A week or so ago, I wrote up a little short story on my anger journal. I felt like I should expand on that, considering it is working so well for me.
I know people keep gratitude journals, and I have to be honest, it’s never worked for me. But a few weeks ago I was watching a brief video by a monk. He gave a demonstration on letting go, using paper, pen and flame. Explaining that we cannot undo that which is done, but we can lessen its impact.
Words have power.
It resonated with me. I’ve been struggling with writer’s block, anxiety and unresolved, deep anger. And when Bixby was the victim of what was basically veterinarian incompetence that almost killed him in April, I went over a little cliff. When he began to get better, that’s when the adrenaline came down, and the anger ratcheted up.
That, combined with some other situations over the past year, created this cascade of anger and I had no idea what to do with it.
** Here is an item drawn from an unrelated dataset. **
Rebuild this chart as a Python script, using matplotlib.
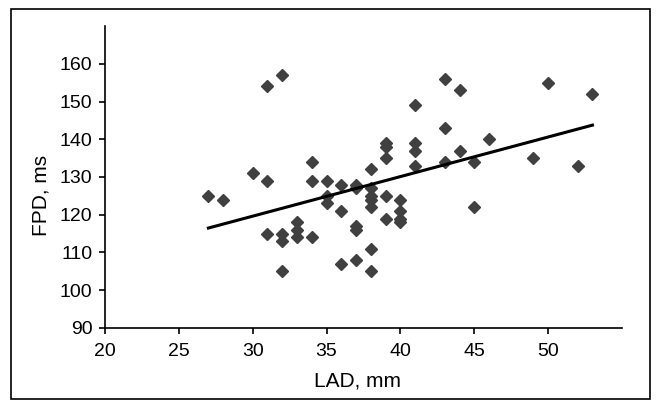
import numpy as np
import matplotlib.pyplot as plt
from matplotlib.patches import Rectangle

plt.rcParams['font.family'] = ['Liberation Sans', 'DejaVu Sans']

# LAD (mm) and FPD (ms)
lad = [27, 28, 30, 31, 31, 31, 32, 32, 32, 32, 33, 33, 33, 34, 34, 34,
       35, 35, 35, 36, 36, 36, 37, 37, 37, 37, 37, 38, 38, 38, 38, 38,
       38, 38, 39, 39, 39, 39, 39, 40, 40, 40, 40, 41, 41, 41, 41, 43,
       43, 43, 44, 44, 45, 45, 46, 49, 50, 52, 53]
fpd = [125, 124, 131, 154, 129, 115, 157, 115, 113, 105, 118, 116, 114, 134, 129, 114,
       129, 125, 123, 128, 121, 107, 128, 127, 117, 116, 108, 132, 127, 125, 124, 122,
       111, 105, 139, 138, 135, 125, 119, 124, 121, 119, 118, 149, 139, 137, 133, 156,
       143, 134, 153, 137, 134, 122, 140, 135, 155, 133, 152]

xticks = [20, 25, 30, 35, 40, 45, 50]
yticks = [90, 100, 110, 120, 130, 140, 150, 160]

lad = np.array(lad)
fpd = np.array(fpd)

fig = plt.figure(figsize=(6.58, 4.0), dpi=100)
ax = fig.add_axes([105/658, 1 - 328/400, 517/658, 302/400])

ax.plot(lad, fpd, ls='none', marker='D', ms=6.5, color='#404040', mec='#404040')

# linear trend line
slope, icpt = np.polyfit(lad, fpd, 1)
xx = np.array([lad.min(), lad.max()])
ax.plot(xx, icpt + slope*xx, color='black', lw=2.2)

ax.set_xlim(20, 55)
ax.set_ylim(90, 170)
ax.set_xticks(xticks)
ax.set_yticks(yticks)
for s in ['top', 'right']:
    ax.spines[s].set_visible(False)
for s in ['left', 'bottom']:
    ax.spines[s].set_linewidth(1.2)
ax.tick_params(direction='out', length=4, width=1.2, labelsize=14)
ax.tick_params(axis='x', pad=7)
ax.tick_params(axis='y', pad=5)

fig.text(358/658, 1 - 381/400, 'LAD, mm', ha='center', va='center', fontsize=15)
fig.text(41/658, 1 - 195/400, 'FPD, ms', ha='center', va='center',
         rotation=90, fontsize=15)

# outer frame
fig.patches.append(Rectangle((10.5/658, 1/400), 639.5/658, 390/400,
                             transform=fig.transFigure, fill=False,
                             ec='black', lw=1.2))

fig.savefig('out.png', dpi=100)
The idea of an anger journal had appeal. Just somewhere to put it all until I could find a way to deal with it in some way. I grabbed a blank notebook and dived in.
I wrote with violent fervor all that I felt I had no control over. Putting the angry thoughts down with pen onto paper, but also dumping all the energy behind it into the pages. Then I would close the book and walk away.
And there those words and all that angry energy stayed. I didn’t have to carry it. It was in a safe place, and if I needed to pick it up again, it waited for me.
I continued it for a week, every night I’d write down what I could not let go and then set it aside. It was a revelation. Each day my creativity got stronger, my energy was up, and I found myself genuinely happy throughout the day.
On day seven, I tore the papers out of the notebook and burned them.
And for the first time in months, I was back on track. Trying to suppress any emotion is like a cork in the bottle, it blocks everything, and it’s exhausting. The worst is it has no choice but to spill out at inappropriate times, with undeserving people.
I am still journaling. Still filling the notebook. Still burning the pages. But as the weeks have gone on, there are fewer angry words, fewer pages, as the energy dissipated.
You can have your gratitude journal, but for me, my anger journal is just what the monk ordered.